### TASK BRIEF:
Copy each line of the data below with the word "this".

------ SUPPLIED DATA

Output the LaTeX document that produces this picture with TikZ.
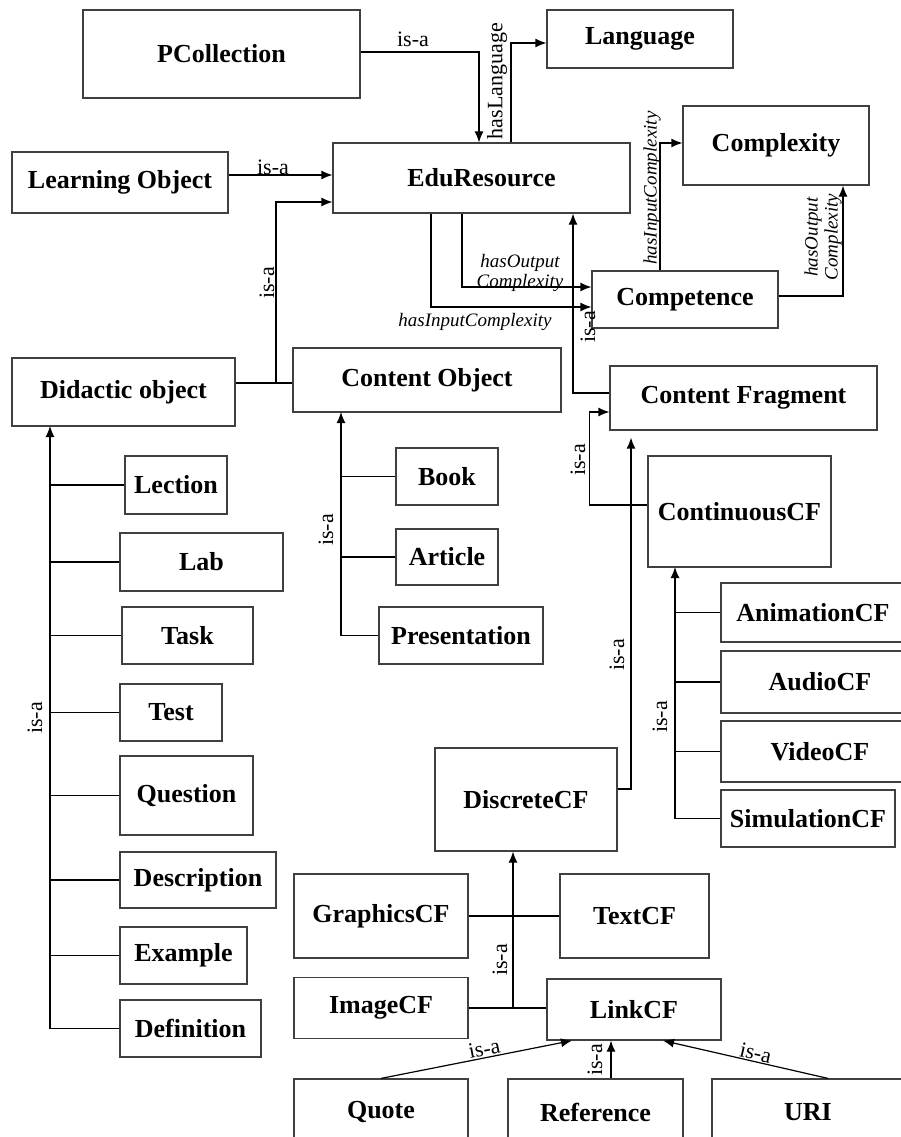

------------
------ SUPPLIED DATA

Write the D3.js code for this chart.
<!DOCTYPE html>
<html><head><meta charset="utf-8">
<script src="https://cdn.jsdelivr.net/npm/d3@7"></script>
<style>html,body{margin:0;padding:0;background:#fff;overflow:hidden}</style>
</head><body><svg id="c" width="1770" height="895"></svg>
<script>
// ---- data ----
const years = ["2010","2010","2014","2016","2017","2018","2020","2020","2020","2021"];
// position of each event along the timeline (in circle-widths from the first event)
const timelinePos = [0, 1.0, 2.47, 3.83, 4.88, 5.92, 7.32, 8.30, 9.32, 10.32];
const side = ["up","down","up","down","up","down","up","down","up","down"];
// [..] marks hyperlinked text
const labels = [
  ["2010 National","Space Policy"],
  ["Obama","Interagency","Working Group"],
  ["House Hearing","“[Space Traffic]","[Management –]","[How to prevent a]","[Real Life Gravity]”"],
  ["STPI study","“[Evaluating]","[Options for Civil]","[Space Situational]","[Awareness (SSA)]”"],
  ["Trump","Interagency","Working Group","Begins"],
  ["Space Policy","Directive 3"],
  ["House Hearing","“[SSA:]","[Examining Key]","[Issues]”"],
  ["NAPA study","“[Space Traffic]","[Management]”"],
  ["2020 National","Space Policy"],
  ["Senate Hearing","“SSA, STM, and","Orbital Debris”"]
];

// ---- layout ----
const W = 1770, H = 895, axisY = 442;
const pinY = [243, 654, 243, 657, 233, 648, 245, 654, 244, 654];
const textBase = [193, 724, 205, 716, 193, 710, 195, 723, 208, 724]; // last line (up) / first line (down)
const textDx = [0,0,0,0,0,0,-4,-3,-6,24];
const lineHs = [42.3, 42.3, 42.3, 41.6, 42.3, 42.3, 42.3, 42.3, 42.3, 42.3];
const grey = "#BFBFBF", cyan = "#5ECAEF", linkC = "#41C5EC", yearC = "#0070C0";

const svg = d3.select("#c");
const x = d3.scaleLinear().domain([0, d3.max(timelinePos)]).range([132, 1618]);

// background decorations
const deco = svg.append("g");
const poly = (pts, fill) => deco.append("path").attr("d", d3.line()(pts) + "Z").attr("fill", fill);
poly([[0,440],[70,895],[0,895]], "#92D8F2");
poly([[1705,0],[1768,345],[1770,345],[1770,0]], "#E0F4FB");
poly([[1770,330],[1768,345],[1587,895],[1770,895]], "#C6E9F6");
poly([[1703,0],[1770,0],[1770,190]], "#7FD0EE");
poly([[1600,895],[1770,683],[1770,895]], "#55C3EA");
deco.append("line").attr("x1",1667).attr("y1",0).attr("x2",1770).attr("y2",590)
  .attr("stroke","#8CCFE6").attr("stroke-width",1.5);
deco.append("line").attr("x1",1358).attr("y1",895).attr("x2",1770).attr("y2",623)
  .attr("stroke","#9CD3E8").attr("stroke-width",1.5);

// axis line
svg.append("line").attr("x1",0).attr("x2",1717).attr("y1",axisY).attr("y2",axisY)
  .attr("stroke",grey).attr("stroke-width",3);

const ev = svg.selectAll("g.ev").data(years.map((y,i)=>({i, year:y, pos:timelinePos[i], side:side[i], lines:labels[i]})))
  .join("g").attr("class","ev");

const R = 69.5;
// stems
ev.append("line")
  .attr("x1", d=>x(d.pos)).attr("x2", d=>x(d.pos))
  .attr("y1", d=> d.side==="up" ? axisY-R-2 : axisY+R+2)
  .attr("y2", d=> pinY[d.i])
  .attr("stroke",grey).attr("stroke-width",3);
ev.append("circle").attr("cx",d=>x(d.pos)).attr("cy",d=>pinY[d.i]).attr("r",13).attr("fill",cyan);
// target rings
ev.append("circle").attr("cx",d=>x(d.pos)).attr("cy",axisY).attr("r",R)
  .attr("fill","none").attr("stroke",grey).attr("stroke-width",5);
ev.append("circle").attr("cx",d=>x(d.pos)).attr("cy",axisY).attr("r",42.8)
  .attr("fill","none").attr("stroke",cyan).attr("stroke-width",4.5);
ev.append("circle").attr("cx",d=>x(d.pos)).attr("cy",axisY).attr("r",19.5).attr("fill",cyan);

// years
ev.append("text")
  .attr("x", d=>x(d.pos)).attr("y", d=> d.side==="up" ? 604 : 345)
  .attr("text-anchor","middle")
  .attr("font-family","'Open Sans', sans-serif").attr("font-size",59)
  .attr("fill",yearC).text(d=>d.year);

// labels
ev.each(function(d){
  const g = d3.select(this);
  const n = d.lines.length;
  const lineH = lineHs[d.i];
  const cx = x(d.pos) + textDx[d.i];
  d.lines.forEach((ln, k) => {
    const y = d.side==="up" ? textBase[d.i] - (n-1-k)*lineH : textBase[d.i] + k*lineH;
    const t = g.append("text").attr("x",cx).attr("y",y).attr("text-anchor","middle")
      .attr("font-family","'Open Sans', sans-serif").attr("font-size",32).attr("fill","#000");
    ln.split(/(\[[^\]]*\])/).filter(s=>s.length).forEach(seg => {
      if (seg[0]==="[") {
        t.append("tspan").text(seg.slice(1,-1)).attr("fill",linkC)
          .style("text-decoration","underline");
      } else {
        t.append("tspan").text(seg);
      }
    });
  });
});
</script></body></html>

------------

### SOLVED EXERCISE:
Output the LaTeX document that produces this picture with TikZ.
Write the D3.js code for this chart.
  const g = d3.select(this);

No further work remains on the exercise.